=== Information provided ===

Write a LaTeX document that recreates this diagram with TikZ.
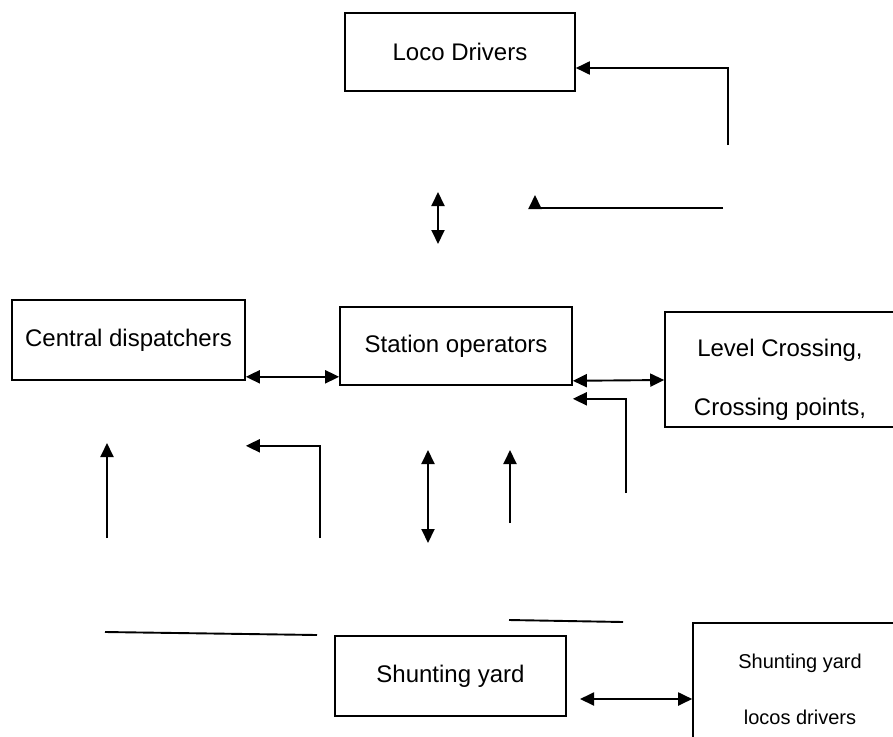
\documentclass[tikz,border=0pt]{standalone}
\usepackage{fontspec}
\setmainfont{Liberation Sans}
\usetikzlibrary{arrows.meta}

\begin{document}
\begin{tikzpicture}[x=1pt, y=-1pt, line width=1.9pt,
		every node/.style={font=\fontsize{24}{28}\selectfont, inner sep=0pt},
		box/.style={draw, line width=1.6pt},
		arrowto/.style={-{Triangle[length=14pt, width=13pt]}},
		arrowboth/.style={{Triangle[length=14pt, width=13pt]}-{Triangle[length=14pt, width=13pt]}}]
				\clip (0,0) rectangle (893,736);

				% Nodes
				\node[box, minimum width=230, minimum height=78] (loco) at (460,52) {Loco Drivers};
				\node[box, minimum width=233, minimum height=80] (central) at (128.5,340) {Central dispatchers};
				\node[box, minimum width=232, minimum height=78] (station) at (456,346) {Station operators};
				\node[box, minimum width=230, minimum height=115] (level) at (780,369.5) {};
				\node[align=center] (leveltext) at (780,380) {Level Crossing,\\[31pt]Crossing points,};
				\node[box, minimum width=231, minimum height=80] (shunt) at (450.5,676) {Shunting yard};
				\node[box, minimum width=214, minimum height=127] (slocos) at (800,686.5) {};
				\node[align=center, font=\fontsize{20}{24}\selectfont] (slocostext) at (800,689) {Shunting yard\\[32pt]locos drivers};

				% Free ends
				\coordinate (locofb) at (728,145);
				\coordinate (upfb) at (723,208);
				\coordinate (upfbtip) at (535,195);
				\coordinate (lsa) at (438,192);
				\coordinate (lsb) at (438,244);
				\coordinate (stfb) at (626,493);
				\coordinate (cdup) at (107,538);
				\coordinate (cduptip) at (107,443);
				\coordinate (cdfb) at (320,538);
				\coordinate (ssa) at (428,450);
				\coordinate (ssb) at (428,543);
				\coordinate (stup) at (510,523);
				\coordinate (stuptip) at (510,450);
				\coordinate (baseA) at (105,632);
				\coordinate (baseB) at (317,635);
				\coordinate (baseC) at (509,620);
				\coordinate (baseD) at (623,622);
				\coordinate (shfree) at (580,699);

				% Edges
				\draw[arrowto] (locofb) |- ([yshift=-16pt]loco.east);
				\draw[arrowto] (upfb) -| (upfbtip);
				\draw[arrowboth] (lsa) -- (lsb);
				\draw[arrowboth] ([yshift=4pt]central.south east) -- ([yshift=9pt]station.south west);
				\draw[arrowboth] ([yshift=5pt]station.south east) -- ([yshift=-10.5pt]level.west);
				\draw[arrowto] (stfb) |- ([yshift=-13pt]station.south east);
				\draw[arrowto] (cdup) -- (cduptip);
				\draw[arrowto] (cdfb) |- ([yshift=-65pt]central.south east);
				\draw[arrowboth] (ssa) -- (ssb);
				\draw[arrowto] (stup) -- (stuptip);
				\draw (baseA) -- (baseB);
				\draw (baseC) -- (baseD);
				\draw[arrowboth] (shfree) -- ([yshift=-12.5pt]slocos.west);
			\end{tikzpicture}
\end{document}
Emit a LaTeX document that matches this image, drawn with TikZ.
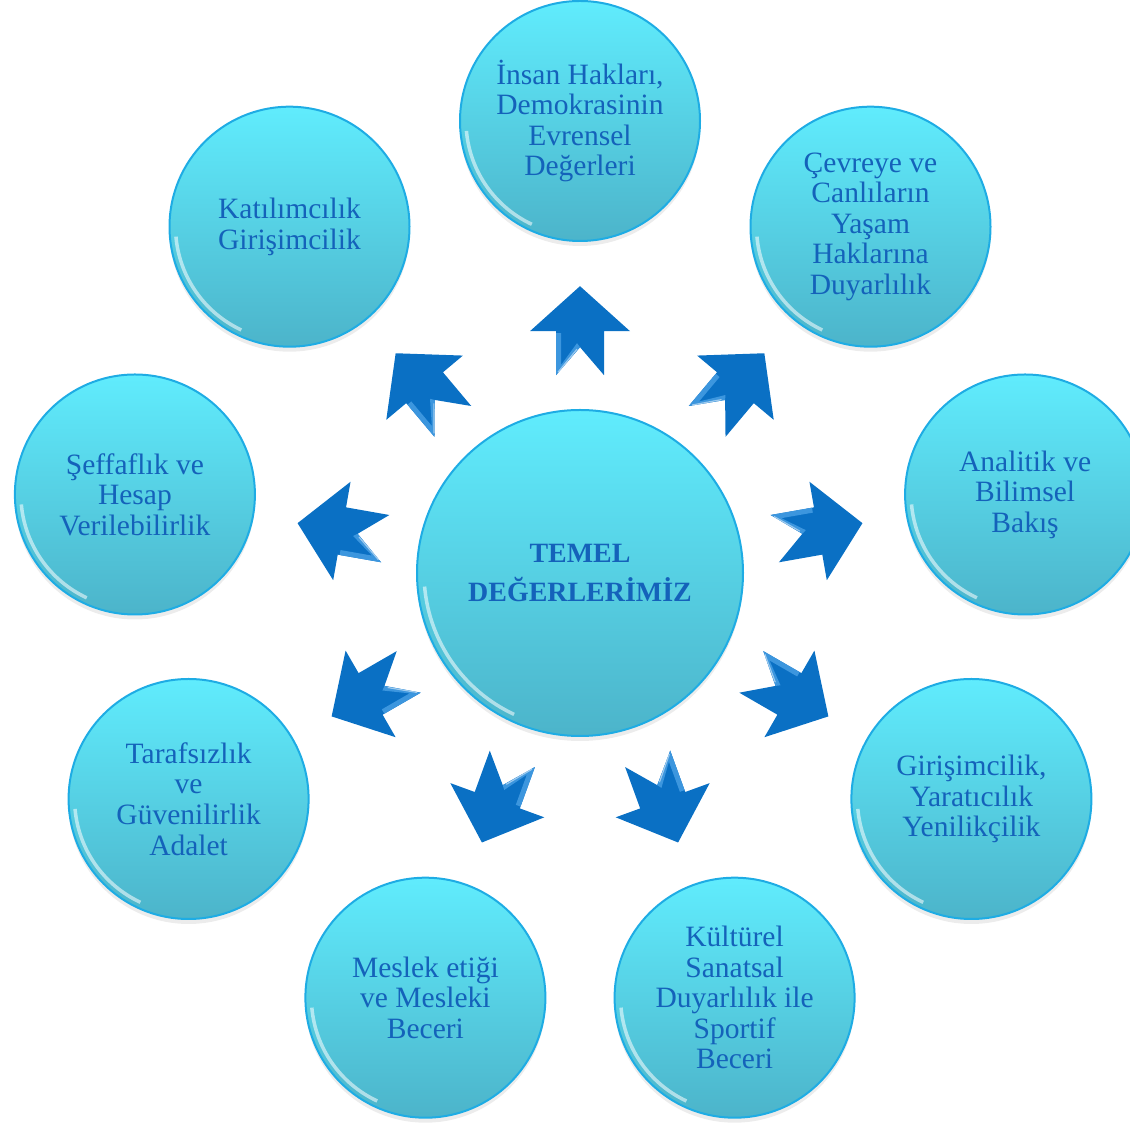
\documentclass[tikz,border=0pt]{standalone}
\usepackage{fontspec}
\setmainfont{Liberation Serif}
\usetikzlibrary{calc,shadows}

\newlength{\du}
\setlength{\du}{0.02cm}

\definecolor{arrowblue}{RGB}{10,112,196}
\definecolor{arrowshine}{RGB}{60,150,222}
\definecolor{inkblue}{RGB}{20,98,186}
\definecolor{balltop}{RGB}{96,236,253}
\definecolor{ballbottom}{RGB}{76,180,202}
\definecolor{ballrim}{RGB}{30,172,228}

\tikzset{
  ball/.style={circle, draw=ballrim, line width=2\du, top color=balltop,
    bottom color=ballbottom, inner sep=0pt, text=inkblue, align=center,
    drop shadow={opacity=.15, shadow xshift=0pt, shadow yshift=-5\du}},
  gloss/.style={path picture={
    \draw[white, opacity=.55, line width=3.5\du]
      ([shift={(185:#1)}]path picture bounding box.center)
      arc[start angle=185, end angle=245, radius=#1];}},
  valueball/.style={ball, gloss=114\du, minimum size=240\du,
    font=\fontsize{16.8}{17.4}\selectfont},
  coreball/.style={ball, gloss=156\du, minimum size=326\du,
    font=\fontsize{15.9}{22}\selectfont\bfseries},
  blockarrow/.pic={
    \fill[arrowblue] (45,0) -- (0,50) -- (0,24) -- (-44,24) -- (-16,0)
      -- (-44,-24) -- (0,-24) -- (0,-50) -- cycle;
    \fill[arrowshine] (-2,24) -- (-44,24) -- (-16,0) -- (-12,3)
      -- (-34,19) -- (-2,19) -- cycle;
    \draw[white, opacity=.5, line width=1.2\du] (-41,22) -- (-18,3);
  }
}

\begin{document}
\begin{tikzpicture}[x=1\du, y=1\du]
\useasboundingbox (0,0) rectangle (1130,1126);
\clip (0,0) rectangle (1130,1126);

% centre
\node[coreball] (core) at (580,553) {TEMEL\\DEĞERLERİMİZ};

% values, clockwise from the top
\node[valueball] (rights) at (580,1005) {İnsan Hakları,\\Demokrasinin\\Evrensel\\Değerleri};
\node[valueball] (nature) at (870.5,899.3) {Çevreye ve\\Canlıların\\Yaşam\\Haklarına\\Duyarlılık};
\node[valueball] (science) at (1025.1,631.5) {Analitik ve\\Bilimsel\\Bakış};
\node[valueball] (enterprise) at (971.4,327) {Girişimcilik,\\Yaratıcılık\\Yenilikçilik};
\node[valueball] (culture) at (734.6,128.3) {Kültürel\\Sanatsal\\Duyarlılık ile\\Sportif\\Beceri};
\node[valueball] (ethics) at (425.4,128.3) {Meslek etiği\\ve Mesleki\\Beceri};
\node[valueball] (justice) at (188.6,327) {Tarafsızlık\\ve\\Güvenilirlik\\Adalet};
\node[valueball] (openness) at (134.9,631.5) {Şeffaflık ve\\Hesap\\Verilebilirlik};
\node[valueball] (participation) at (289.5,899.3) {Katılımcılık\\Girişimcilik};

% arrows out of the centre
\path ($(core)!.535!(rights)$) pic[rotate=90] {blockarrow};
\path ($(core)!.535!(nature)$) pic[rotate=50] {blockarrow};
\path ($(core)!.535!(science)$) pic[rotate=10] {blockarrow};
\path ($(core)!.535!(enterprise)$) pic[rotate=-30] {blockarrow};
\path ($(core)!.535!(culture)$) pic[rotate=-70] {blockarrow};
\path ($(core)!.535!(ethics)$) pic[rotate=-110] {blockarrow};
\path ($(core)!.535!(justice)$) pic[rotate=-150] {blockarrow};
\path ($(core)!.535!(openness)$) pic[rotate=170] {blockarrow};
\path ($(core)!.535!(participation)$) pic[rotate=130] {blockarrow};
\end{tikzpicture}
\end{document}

===

#### Directive:
From the first line of the material down to the line containing "(0,0) rectangle (893,736);", inclusive, return each line exactly, skipping any picture.

#### Solution:
Write a LaTeX document that recreates this diagram with TikZ.
\documentclass[tikz,border=0pt]{standalone}
\usepackage{fontspec}
\setmainfont{Liberation Sans}
\usetikzlibrary{arrows.meta}

\begin{document}
\begin{tikzpicture}[x=1pt, y=-1pt, line width=1.9pt,
		every node/.style={font=\fontsize{24}{28}\selectfont, inner sep=0pt},
		box/.style={draw, line width=1.6pt},
		arrowto/.style={-{Triangle[length=14pt, width=13pt]}},
		arrowboth/.style={{Triangle[length=14pt, width=13pt]}-{Triangle[length=14pt, width=13pt]}}]
				\clip (0,0) rectangle (893,736);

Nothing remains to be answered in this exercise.